New paper: A new automated tool for the spectral classification of OB stars

This paper is a result of an attempt that started way back during my PhD thesis actually. back then in early 2010’s we started investigating a way to automate the spectral classification of Be X-ray binaries. The problem with these sources is that due to the strong emission in the Balmer lines they cannot be used as characteristic features for their corresponding classes. Thus, a different automated approach is needed (based on a classification scheme that we have developed in Maravelias et al. 2014). We started with a rather small sample of well-classified OB stars in the Galaxy and the Small Magellanic Cloud and implemented a Naive Bayesian Classifier, that actually proved to work very well. However, more tests and a larger sample was in need to proceed to a publication. And as time was limited I was postponing the project.

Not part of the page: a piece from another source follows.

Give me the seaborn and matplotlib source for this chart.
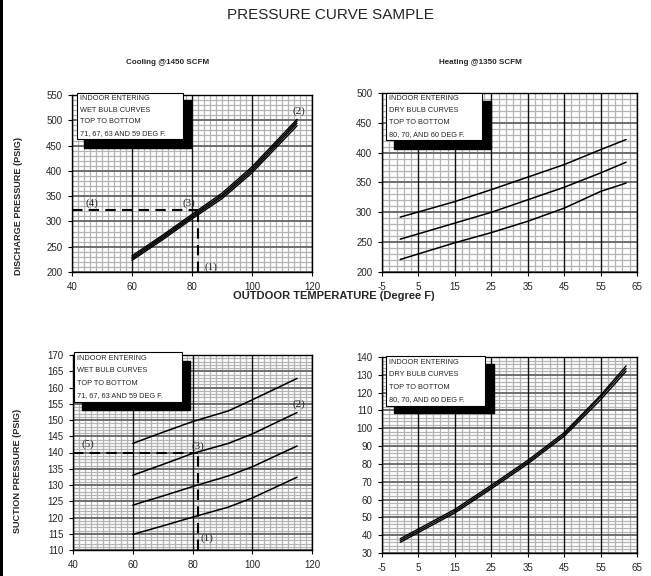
import numpy as np
import pandas as pd
import matplotlib
matplotlib.use('Agg')
import matplotlib.pyplot as plt
import matplotlib.patches as patches
import seaborn as sns

# ---- data ----
cool_x = [60, 70, 80, 90, 100, 115]
cool_wb = ['71', '67', '63', '59']
cool_discharge = [
    [232, 272, 314, 356, 408, 502],
    [229, 269, 311, 352, 404, 498],
    [226, 266, 308, 349, 400, 494],
    [223, 263, 305, 345, 396, 489],
]
cool_suction_x = [60, 70, 80, 92, 100, 115]
cool_suction = [
    [142.8, 146.2, 149.5, 152.8, 156.2, 162.8],
    [133.0, 136.3, 139.7, 142.8, 145.7, 152.3],
    [123.8, 126.6, 129.5, 132.8, 135.6, 142.0],
    [114.8, 117.4, 120.1, 123.2, 126.0, 132.4],
]

heat_x = [0, 15, 25, 35, 45, 55, 62]
heat_db = ['80', '70', '60']
heat_discharge = [
    [292, 318, 338, 359, 380, 405, 422],
    [255, 282, 300, 321, 342, 366, 384],
    [221, 249, 266, 285, 307, 335, 349],
]
heat_suction_x = [0, 5, 15, 25, 35, 45, 55, 62]
heat_suction = [
    [38, 43.5, 54.5, 68, 82, 97.5, 118.5, 135],
    [37, 42.5, 53.5, 67, 81, 96.5, 117.5, 133.5],
    [36, 41.5, 52.5, 66, 80, 95.5, 116, 132],
]

# example reading: outdoor 82 F -> discharge 322, suction 140
read_temp = 82
read_discharge = 322
read_suction = 140

cool_note = ['INDOOR ENTERING', 'WET BULB CURVES', 'TOP TO BOTTOM', '71, 67, 63 AND 59 DEG F.']
heat_note = ['INDOOR ENTERING', 'DRY BULB CURVES', 'TOP TO BOTTOM', '80, 70, AND 60 DEG F.']

sns.set_theme(style='white')
plt.rcParams['font.family'] = ['Liberation Sans Narrow', 'Liberation Sans', 'DejaVu Sans']
plt.rcParams['axes.unicode_minus'] = False
NARROW = ['Liberation Sans Narrow', 'Liberation Sans', 'DejaVu Sans']
SANS = ['Liberation Sans', 'DejaVu Sans']
SERIF = ['Liberation Serif', 'DejaVu Serif']


def long_frame(x, series, names):
    rows = []
    for name, ys in zip(names, series):
        for xv, yv in zip(x, ys):
            rows.append({'temp': xv, 'pressure': yv, 'curve': name})
    return pd.DataFrame(rows)


def minor_only(lo, hi, step, major):
    vals = np.arange(lo, hi + step / 2, step)
    return [v for v in vals if not np.any(np.isclose(v, major))]


def style_axes(ax, xlim, xmajor, xstep, ylim, ymajor, ystep):
    ax.set_xlim(*xlim)
    ax.set_ylim(*ylim)
    ax.set_xticks(xmajor)
    ax.set_xticks(minor_only(xlim[0], xlim[1], xstep, xmajor), minor=True)
    ax.set_yticks(ymajor)
    ax.set_yticks(minor_only(ylim[0], ylim[1], ystep, ymajor), minor=True)
    # light chart-paper grid
    ax.xaxis.grid(True, which='minor', color='#b4b4b4', lw=0.9, ls='-')
    ax.yaxis.grid(True, which='minor', color='#b4b4b4', lw=0.9, ls='-')
    ax.set_axisbelow(True)
    # heavy lines on top of the light grid: gray horizontals, black verticals
    for yv in ymajor:
        ax.axhline(yv, color='#6e6e6e', lw=1.4, zorder=0.7)
    for xv in xmajor:
        ax.axvline(xv, color='#111111', lw=1.0, zorder=0.8)
    ax.tick_params(which='minor', length=0)
    ax.tick_params(which='major', direction='out', length=3, width=0.8,
                   color='black', labelsize=7, pad=4, bottom=True, left=True)
    for lab in ax.get_xticklabels() + ax.get_yticklabels():
        lab.set_fontfamily(SANS)
    for sp in ax.spines.values():
        sp.set_color('black')
        sp.set_linewidth(1.0)
    ax.set_xlabel('')
    ax.set_ylabel('')


def note_box(ax, box, shadow, lines):
    sx0, sy0, sx1, sy1 = shadow
    bx0, by0, bx1, by1 = box
    ax.add_patch(patches.Rectangle((sx0, sy0), sx1 - sx0, sy1 - sy0, transform=ax.transAxes,
                                   facecolor='black', edgecolor='black', clip_on=False, zorder=5))
    ax.add_patch(patches.Rectangle((bx0, by0), bx1 - bx0, by1 - by0, transform=ax.transAxes,
                                   facecolor='white', edgecolor='black', lw=0.8, clip_on=False, zorder=6))
    h = (by1 - by0) / len(lines)
    for i, t in enumerate(lines):
        ax.text(bx0 + 0.012, by1 - h * (i + 0.5), t, transform=ax.transAxes, fontsize=5.3,
                family=NARROW, va='center', ha='left', zorder=7)


fig = plt.figure(figsize=(6.51, 5.76), dpi=100)
W, H = 651, 576


def add_ax(x0, y0, x1, y1):
    return fig.add_axes([x0 / W, 1 - y1 / H, (x1 - x0) / W, (y1 - y0) / H])


ax_cd = add_ax(72, 95, 312, 272)
ax_hd = add_ax(382, 93, 637, 272)
ax_cs = add_ax(73, 355, 312, 550)
ax_hs = add_ax(382, 357, 637, 553)

line_kw = dict(x='temp', y='pressure', units='curve', estimator=None, color='black', legend=False)

sns.lineplot(data=long_frame(cool_x, cool_discharge, cool_wb), ax=ax_cd, lw=1.0, **line_kw)
sns.lineplot(data=long_frame(heat_x, heat_discharge, heat_db), ax=ax_hd, lw=1.1, **line_kw)
sns.lineplot(data=long_frame(cool_suction_x, cool_suction, cool_wb), ax=ax_cs, lw=1.1, **line_kw)
sns.lineplot(data=long_frame(heat_suction_x, heat_suction, heat_db), ax=ax_hs, lw=1.0, **line_kw)

style_axes(ax_cd, (40, 120), np.arange(40, 121, 20), 2,
           (200, 550), np.arange(200, 551, 50), 10)
style_axes(ax_hd, (-5, 65), np.arange(-5, 66, 10), 2,
           (200, 500), np.arange(200, 501, 50), 10)
style_axes(ax_cs, (40, 120), np.arange(40, 121, 20), 2,
           (110, 170), np.arange(110, 171, 5), 1)
style_axes(ax_hs, (-5, 65), np.arange(-5, 66, 10), 2,
           (30, 140), np.arange(30, 141, 10), 2)

# example reading lines
dash = dict(color='black', lw=1.5, ls=(0, (5, 3)), zorder=4)
ax_cd.plot([40, read_temp], [read_discharge, read_discharge], **dash)
ax_cd.plot([read_temp, read_temp], [200, read_discharge], **dash)
ax_cs.plot([40, read_temp], [read_suction, read_suction], **dash)
ax_cs.plot([read_temp, read_temp], [110, read_suction], **dash)

lab = dict(fontsize=8, family=SERIF, ha='center', va='center', zorder=4)
ax_cd.text(115.7, 517, '(2)', **lab)
ax_cd.text(46.6, 336, '(4)', **lab)
ax_cd.text(78.8, 336, '(3)', **lab)
ax_cd.text(86.2, 209, '(1)', **lab)
ax_cs.text(115.7, 154.8, '(2)', **lab)
ax_cs.text(45.1, 142.6, '(5)', **lab)
ax_cs.text(81.9, 141.8, '(3)', **lab)
ax_cs.text(84.8, 113.6, '(1)', **lab)

note_box(ax_cd, (0.021, 0.751, 0.462, 1.011), (0.05, 0.701, 0.496, 0.972), cool_note)
note_box(ax_hd, (0.0145, 0.737, 0.393, 1.002), (0.047, 0.687, 0.427, 0.955), heat_note)
note_box(ax_cs, (0.004, 0.759, 0.456, 1.015), (0.038, 0.718, 0.490, 0.969), cool_note)
note_box(ax_hs, (0.0145, 0.751, 0.404, 1.005), (0.047, 0.714, 0.439, 0.964), heat_note)

# titles and shared labels
fig.text(330 / W, 1 - 15 / H, 'PRESSURE CURVE SAMPLE', ha='center', va='center',
         fontsize=11, family=SANS)
fig.text(168 / W, 1 - 63 / H, 'Cooling @1450 SCFM', ha='center', va='center',
         fontsize=5.8, weight='bold', family=NARROW)
fig.text(480 / W, 1 - 63 / H, 'Heating @1350 SCFM', ha='center', va='center',
         fontsize=5.8, weight='bold', family=NARROW)
fig.text(334 / W, 1 - 296 / H, 'OUTDOOR TEMPERATURE (Degree F)', ha='center', va='center',
         fontsize=8, weight='bold', family=NARROW)
fig.text(19 / W, 1 - 206 / H, 'DISCHARGE PRESSURE (PSIG)', ha='center', va='center',
         rotation=90, fontsize=6.6, weight='bold', family=NARROW)
fig.text(18 / W, 1 - 471 / H, 'SUCTION PRESSURE (PSIG)', ha='center', va='center',
         rotation=90, fontsize=6.6, weight='bold', family=NARROW)

# dark strip along the left edge of the scan
fig.patches.append(patches.Rectangle((0, 0), 3 / W, 1, transform=fig.transFigure,
                                     facecolor='black', edgecolor='none'))

fig.savefig('out.png', dpi=100)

Finally Elias Kyritsis showed up as graduate student willing to deal with this. After a successful undergraduate thesis on spectral classification of BeXBs in the Large Magellanic Cloud Elias moved from the visual inspection to the automated approach. He was successful in many fields: increasing drastically the sample, trying/optimizing/developing a different machine-learning approach, improving the line measurements, and submitting the paper to A&A. His tremendous effort has paid out finally!

I am really excited about this journey and his accomplishment. Without his help this project will at least delayed a loooooot! Thanks Elia!


A new automated tool for the spectral classification of OB stars

E. Kyritsis, G. Maravelias, A. Zezas, P. Bonfini, K. Kovlakas, P. Reig

(abridged) We develop a tool for the automated spectral classification of OB stars according to their sub-types. We use the regular Random Forest (RF) algorithm, the Probabilistic RF (PRF), and we introduce the KDE-RF method which is a combination of the Kernel-Density Estimation and the RF algorithm. We train the algorithms on the Equivalent Width (EW) of characteristic absorption lines (features) measured in high-quality spectra from large Galactic (LAMOST,GOSSS) and extragalactic surveys (2dF,VFTS) with available spectral-types and luminosity classes. We find that the overall accuracy score is ∼70% with similar results across all approaches. We show that the full set of 17 spectral lines is needed to reach the maximum performance per spectral class. We apply our model in other observational data sets providing examples of potential application of our classifier on real science cases. We find that it performs well for both single massive stars and for the companion massive stars in Be X-ray binaries. In addition, we propose a reduced 10-features scheme that can be applied to large data sets with lower S/N. The similarity in the performances of our models indicates the robustness and the reliability of the RF algorithm when it is used for the spectral classification of early-type stars. The score of ∼70% is high if we consider (a) the complexity of such multi-class classification problems, (b) the intrinsic scatter of the EW distributions within the examined spectral classes, and (c) the diversity of the training set since we use data obtained from different surveys with different observing strategies. In addition, the approach presented in this work, is applicable to data of different quality and of different format (e.g.,absolute or normalized flux) while our classifier is agnostic to the Luminosity Class of a star and, as much as possible, metallicity independent.

arXiv:2110.10669

Fig. 8.Top left panel shows the confusion matrix of the best RF model applied to the test sample. The right panel shows the confusion matrix of the PRF best model applied to the same data set. The bottom panel shows the confusion matrix of the KDE-RF method. The overall accuracy is the same for all algorithms, 70 %, with the majority of misclassified objects belonging to neighboring classes, indicating the reliability of the algorithms.